(Stored entries)

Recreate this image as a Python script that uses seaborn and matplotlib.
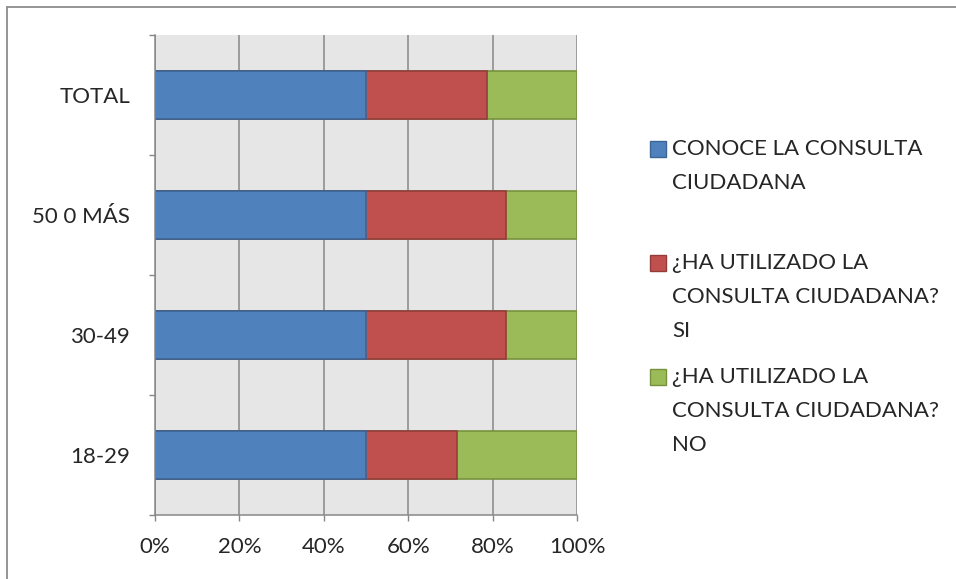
import matplotlib

matplotlib.use("Agg")
import matplotlib.pyplot as plt  # noqa: E402
from matplotlib.lines import Line2D  # noqa: E402
from matplotlib.patches import Rectangle  # noqa: E402
import pandas as pd  # noqa: E402
import seaborn as sns  # noqa: E402

# values, in % of each bar
groups = ["TOTAL", "50 0 MÁS", "30-49", "18-29"]
conoce = [50.0, 50.0, 50.0, 50.0]
utilizado_si = [28.7, 33.2, 33.2, 21.6]
utilizado_no = [21.3, 16.8, 16.8, 28.4]

series_labels = [
    "CONOCE LA CONSULTA\nCIUDADANA",
    "¿HA UTILIZADO LA\nCONSULTA CIUDADANA?\nSI",
    "¿HA UTILIZADO LA\nCONSULTA CIUDADANA?\nNO",
]
x_ticks = [0, 20, 40, 60, 80, 100]
x_tick_labels = ["0%", "20%", "40%", "60%", "80%", "100%"]

FILLS = ["#4f81bd", "#c0504d", "#9bbb59"]
EDGES = ["#3b6594", "#933d3a", "#76923c"]
GRID = "#878787"

sns.set_theme(style="white")
plt.rcParams["font.family"] = ["Lato", "DejaVu Sans"]
FS = 16

W, H = 956, 579
fig = plt.figure(figsize=(W / 100, H / 100), dpi=100)
fig.patch.set_facecolor("white")


def fx(px):
    return px / W


def fy(py):
    return 1 - py / H


ax = fig.add_axes([fx(155), fy(515), fx(577) - fx(155), fy(35) - fy(515)])
ax.set_facecolor("#e6e6e6")

df = pd.DataFrame({"group": groups, "conoce": conoce, "si": utilizado_si, "no": utilizado_no})
df["end_blue"] = df["conoce"]
df["end_red"] = df["conoce"] + df["si"]
df["end_green"] = df["end_red"] + df["no"]

# stacked bars: draw the longest first, shorter ones on top
for col, fill, edge in zip(["end_green", "end_red", "end_blue"], FILLS[::-1], EDGES[::-1]):
    sns.barplot(
        data=df,
        x=col,
        y="group",
        order=groups,
        orient="h",
        color=fill,
        edgecolor=edge,
        linewidth=1.2,
        width=0.4,
        saturation=1,
        ax=ax,
    )

ax.set_xlim(0, 100)
ax.set_ylim(3.5, -0.5)
ax.set_xlabel("")
ax.set_ylabel("")
ax.set_xticks(x_ticks)
ax.set_xticklabels(x_tick_labels, fontsize=FS)
ax.set_yticks(range(len(groups)))
ax.set_yticklabels(groups, fontsize=FS)
ax.set_yticks([i - 0.5 for i in range(len(groups) + 1)], minor=True)
ax.tick_params(axis="y", which="major", length=0, pad=18)
ax.tick_params(axis="y", which="minor", length=4.5, width=1, color=GRID, direction="out", left=True)
ax.tick_params(axis="x", which="major", length=4.5, width=1, color=GRID, direction="out", bottom=True, pad=11)
ax.grid(axis="x", color=GRID, linewidth=1.1)
ax.grid(axis="y", visible=False)
ax.set_axisbelow(True)
for side in ["top", "right"]:
    ax.spines[side].set_visible(False)
for side in ["left", "bottom"]:
    ax.spines[side].set_color(GRID)
    ax.spines[side].set_linewidth(1.1)

# legend, drawn by hand so the swatch sits on the first line of each label
entry_tops = [149, 263, 377]
line_step = 34
for label, fill, edge, y0 in zip(series_labels, FILLS, EDGES, entry_tops):
    fig.add_artist(
        Rectangle(
            (fx(650), fy(y0 + 8)),
            fx(16),
            16 / H,
            transform=fig.transFigure,
            facecolor=fill,
            edgecolor=edge,
            linewidth=1,
        )
    )
    for k, line in enumerate(label.split("\n")):
        fig.text(fx(672), fy(y0 + k * line_step), line, fontsize=FS, va="center", ha="left")

# chart area border (only top and left edges fall inside the picture)
fig.add_artist(Line2D([fx(7), fx(7)], [0, fy(7)], transform=fig.transFigure, color="#8c8c8c", linewidth=1.3))
fig.add_artist(Line2D([fx(7), 1], [fy(7), fy(7)], transform=fig.transFigure, color="#8c8c8c", linewidth=1.3))

fig.savefig("out.png", dpi=100)
plt.close(fig)
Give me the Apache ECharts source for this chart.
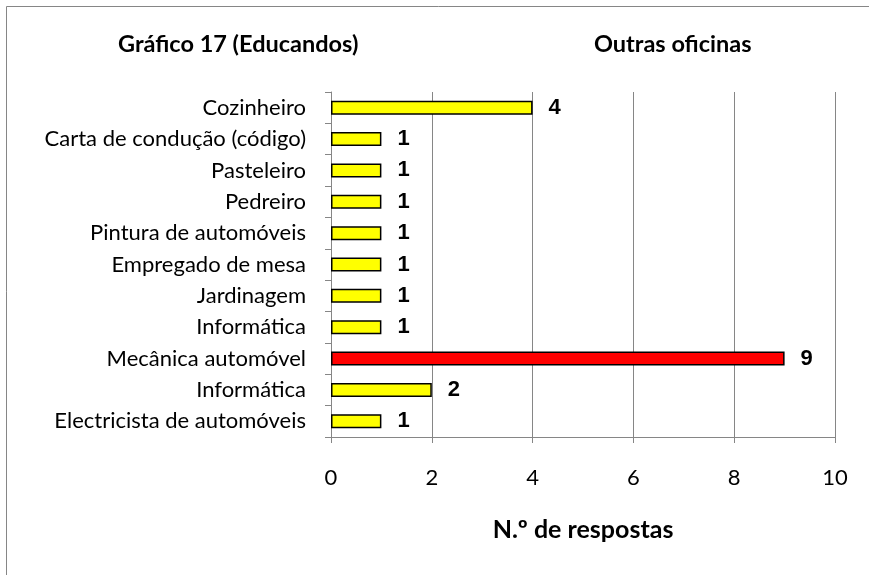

- **Objective**:
Restate word for word every line from the top of the entries above to the line with "utilizado_no = [21.3, 16.8, 16.8, 28.4]", inclusive, and skip any pictures.

- **Result below**:
Recreate this image as a Python script that uses seaborn and matplotlib.
import matplotlib

matplotlib.use("Agg")
import matplotlib.pyplot as plt  # noqa: E402
from matplotlib.lines import Line2D  # noqa: E402
from matplotlib.patches import Rectangle  # noqa: E402
import pandas as pd  # noqa: E402
import seaborn as sns  # noqa: E402

# values, in % of each bar
groups = ["TOTAL", "50 0 MÁS", "30-49", "18-29"]
conoce = [50.0, 50.0, 50.0, 50.0]
utilizado_si = [28.7, 33.2, 33.2, 21.6]
utilizado_no = [21.3, 16.8, 16.8, 28.4]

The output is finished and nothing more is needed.